Use of the phrase “brain death” is unfortunate because it implies that there are different forms of death. In our tradition, since the doctrine was defined by the Council of Vienne,3 we have understood that the soul is what gives form to, and informs, the matter in the unity that is our human body:

Adhering firmly to the foundation of the catholic faith, other than which, as the Apostle testifies, no one can lay, we openly profess with holy mother church that the only begotten Son of God, subsisting eternally together with the Father in everything in which God the Father exists, assumed in time in the womb of a virgin the parts of our nature united together, from which he himself true God became true man: namely the human, passible body and the intellectual or rational soul truly of itself and essentially informing the body…
[W]e reject as erroneous and contrary to the truth of the catholic faith every doctrine or proposition rashly asserting that the substance of the rational or intellectual soul is not of itself and essentially the form of the human body, or casting doubt on this matter.4

In accordance with this doctrine, John Paul II said,

The death of a human being consists in the total disintegration of the unitary and integrated whole that is the personal self. Although death is an event which cannot be directly identified, biological signs or ‘clinical marker’ that inevitably follow can be recognised with increasing precision. These clinical markers indicate the irreversible loss of the integrated and coordinated life of the person as a single living organism.5

It is important to note that the doctrine proclaimed by the Council refers to the soul as both forming and informing the unity that is the body. It is probable that the source for this aspect of the doctrine was St Thomas Aquinas.6  However, the doctrine is also thought to have been implied by Genesis 2:7: “then the Lord God formed man of dust from the ground, and breathed into his nostrils the breath of life; and man became a living being.”

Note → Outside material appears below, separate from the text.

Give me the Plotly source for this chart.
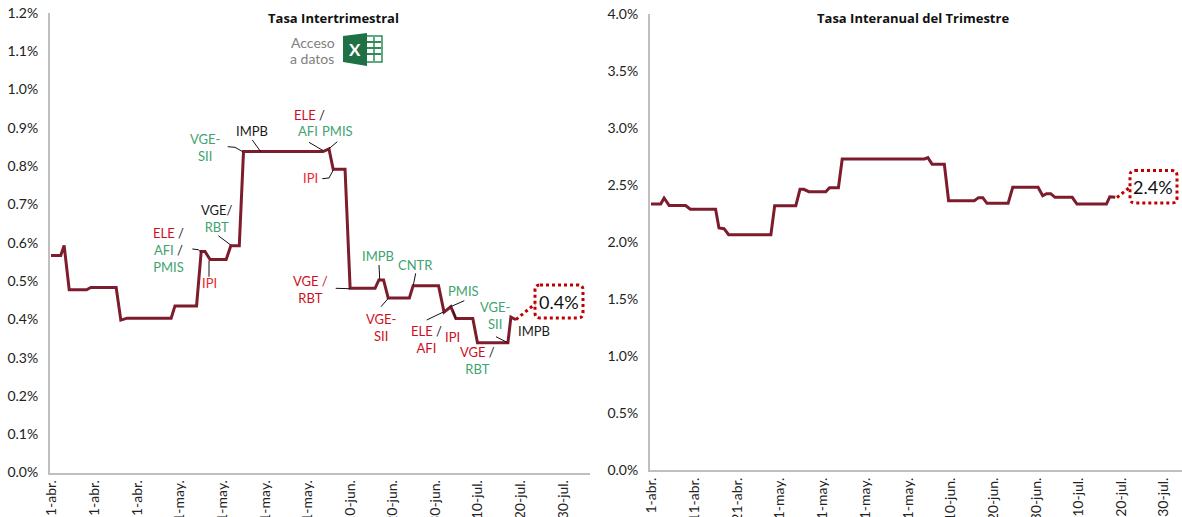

1. Shewmon, D. Alan “You Only Die Once: Why Brain Death is Not the Death of a Human Being: A Reply to Nicholas Tonti-Filippini,” Communio 39 (Fall 2012): 422–94.

2. Pontifical Academy of Sciences, Why the Concept of Brain Death is Valid as a Definition of Death: Statement by Neurologists and Others (Vatican, 2006), http://www.vatican.va/roman_curia/pontifical_academies/acdscien/2008/excerpt_signs_of_death.pdf.

3. Council of Vienne 1312. Accessed from: www.papalencyclicals.net/Councils/ecum15.htm.

4. Ibid.

5. Address of John Paul II to the 18th International Congress of the Transplantation Society Tuesday (29 August 2000), n.5, www.vatican.va/holy_father/john_paul_ii/speeches/2000/jul-sep/documents/hf_jp-ii_spe_20000829_transplants_en.html.

6. Aristotle, De Anima, Bk. II, Ch. 1, 412b, 7.